**Given task:** For the listing below, give the number of lines in which "matplotlib" occurs. Add nothing.

**Data provided:**
** Begin **
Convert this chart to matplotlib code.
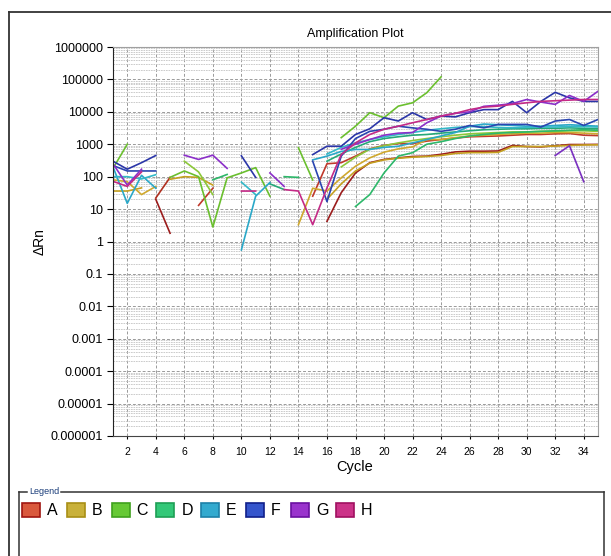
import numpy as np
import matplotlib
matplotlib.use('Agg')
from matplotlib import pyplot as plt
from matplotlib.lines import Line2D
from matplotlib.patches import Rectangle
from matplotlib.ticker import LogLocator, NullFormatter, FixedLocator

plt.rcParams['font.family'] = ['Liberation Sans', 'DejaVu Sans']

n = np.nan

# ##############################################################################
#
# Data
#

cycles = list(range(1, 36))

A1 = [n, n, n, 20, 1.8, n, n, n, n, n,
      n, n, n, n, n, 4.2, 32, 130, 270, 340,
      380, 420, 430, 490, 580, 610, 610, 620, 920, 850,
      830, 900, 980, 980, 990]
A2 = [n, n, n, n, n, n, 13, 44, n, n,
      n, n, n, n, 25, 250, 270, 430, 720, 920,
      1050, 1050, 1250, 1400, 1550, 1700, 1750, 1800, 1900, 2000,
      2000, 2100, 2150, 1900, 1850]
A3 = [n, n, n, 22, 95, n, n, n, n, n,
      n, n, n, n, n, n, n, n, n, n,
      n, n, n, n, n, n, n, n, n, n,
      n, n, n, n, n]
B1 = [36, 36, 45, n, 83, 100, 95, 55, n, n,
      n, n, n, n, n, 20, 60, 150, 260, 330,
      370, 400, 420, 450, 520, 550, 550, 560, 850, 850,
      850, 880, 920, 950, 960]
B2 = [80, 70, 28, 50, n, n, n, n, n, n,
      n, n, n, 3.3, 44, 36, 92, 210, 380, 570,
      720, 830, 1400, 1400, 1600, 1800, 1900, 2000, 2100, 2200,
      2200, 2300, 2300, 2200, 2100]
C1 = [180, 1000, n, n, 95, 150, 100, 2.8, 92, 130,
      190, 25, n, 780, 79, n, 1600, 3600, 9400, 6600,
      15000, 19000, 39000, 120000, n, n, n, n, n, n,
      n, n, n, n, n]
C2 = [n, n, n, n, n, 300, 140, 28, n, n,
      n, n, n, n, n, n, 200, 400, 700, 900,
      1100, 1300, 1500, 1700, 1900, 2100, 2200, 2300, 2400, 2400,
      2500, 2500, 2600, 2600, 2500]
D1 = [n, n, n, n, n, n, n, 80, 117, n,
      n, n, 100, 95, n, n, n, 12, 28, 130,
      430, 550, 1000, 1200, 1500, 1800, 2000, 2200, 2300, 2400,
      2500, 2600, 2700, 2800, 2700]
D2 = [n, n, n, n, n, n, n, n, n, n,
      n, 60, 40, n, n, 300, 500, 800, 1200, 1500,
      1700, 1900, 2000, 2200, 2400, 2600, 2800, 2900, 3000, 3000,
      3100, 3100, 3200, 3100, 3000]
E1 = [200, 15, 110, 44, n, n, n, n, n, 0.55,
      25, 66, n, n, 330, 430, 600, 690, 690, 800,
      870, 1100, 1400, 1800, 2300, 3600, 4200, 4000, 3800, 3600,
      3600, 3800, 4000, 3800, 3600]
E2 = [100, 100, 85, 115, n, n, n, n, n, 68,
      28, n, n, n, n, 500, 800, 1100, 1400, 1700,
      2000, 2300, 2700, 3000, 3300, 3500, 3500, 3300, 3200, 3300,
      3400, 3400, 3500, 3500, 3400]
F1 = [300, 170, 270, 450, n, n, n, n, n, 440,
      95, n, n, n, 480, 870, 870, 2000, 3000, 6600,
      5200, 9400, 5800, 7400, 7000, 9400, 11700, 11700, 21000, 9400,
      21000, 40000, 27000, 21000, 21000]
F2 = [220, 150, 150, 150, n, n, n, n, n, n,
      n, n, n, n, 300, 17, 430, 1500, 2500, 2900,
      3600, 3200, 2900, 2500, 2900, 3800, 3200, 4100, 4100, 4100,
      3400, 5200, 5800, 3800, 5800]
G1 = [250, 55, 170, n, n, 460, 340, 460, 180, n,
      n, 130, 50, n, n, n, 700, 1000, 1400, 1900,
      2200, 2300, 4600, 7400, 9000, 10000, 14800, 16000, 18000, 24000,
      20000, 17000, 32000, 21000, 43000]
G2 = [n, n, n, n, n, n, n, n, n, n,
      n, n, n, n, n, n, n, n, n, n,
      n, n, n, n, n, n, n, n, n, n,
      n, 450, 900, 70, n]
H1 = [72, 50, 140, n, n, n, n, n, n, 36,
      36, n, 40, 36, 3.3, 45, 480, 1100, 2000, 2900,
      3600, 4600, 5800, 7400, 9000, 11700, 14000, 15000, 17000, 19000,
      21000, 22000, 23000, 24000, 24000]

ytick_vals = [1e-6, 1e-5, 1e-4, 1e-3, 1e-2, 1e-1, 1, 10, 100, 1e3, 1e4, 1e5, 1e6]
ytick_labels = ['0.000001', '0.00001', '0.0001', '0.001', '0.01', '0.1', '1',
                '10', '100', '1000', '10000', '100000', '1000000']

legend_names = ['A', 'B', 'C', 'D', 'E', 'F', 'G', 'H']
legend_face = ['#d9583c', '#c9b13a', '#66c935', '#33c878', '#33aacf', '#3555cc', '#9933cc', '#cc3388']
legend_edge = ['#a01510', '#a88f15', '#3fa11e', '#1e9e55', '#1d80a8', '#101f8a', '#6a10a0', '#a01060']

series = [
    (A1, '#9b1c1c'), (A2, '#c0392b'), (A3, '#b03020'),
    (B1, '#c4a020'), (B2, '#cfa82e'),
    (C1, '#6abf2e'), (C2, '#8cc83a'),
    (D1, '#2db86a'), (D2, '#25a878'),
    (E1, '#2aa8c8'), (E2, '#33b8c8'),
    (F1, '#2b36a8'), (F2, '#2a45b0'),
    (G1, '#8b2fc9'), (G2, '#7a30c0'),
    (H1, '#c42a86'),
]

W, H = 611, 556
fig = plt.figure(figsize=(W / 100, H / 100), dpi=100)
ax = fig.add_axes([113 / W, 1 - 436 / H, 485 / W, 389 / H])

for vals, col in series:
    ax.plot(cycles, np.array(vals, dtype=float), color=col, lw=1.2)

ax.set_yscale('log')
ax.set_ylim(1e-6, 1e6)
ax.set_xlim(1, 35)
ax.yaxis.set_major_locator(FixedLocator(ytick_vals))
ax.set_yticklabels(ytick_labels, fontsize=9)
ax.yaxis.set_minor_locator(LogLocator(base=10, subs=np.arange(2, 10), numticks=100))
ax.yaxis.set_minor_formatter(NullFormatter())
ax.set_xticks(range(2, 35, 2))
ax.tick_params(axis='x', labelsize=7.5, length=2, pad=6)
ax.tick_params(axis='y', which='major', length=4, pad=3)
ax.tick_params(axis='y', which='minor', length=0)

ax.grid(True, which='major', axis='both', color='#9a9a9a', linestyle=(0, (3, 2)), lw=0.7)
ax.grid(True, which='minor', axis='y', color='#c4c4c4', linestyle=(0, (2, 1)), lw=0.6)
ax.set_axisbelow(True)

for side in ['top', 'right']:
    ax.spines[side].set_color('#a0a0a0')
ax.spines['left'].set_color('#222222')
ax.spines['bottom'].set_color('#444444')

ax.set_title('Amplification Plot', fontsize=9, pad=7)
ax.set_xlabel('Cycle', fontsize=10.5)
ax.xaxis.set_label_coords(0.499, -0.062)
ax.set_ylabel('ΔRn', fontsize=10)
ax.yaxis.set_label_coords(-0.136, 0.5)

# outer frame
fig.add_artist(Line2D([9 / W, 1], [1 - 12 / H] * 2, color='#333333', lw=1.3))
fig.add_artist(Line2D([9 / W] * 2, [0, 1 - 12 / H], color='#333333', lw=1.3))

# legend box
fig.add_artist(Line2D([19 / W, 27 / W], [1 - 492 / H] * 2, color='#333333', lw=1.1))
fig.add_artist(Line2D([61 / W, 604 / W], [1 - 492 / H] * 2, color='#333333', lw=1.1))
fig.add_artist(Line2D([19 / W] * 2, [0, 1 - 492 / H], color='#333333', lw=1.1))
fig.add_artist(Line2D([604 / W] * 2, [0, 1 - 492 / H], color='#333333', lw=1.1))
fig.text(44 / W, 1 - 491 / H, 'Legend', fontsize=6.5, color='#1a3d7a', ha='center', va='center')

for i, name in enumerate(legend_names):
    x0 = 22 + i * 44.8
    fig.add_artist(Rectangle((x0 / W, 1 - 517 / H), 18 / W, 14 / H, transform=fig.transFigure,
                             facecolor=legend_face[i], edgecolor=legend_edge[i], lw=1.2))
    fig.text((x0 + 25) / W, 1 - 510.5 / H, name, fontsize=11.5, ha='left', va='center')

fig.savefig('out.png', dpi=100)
** End **
**Expected answer:** 7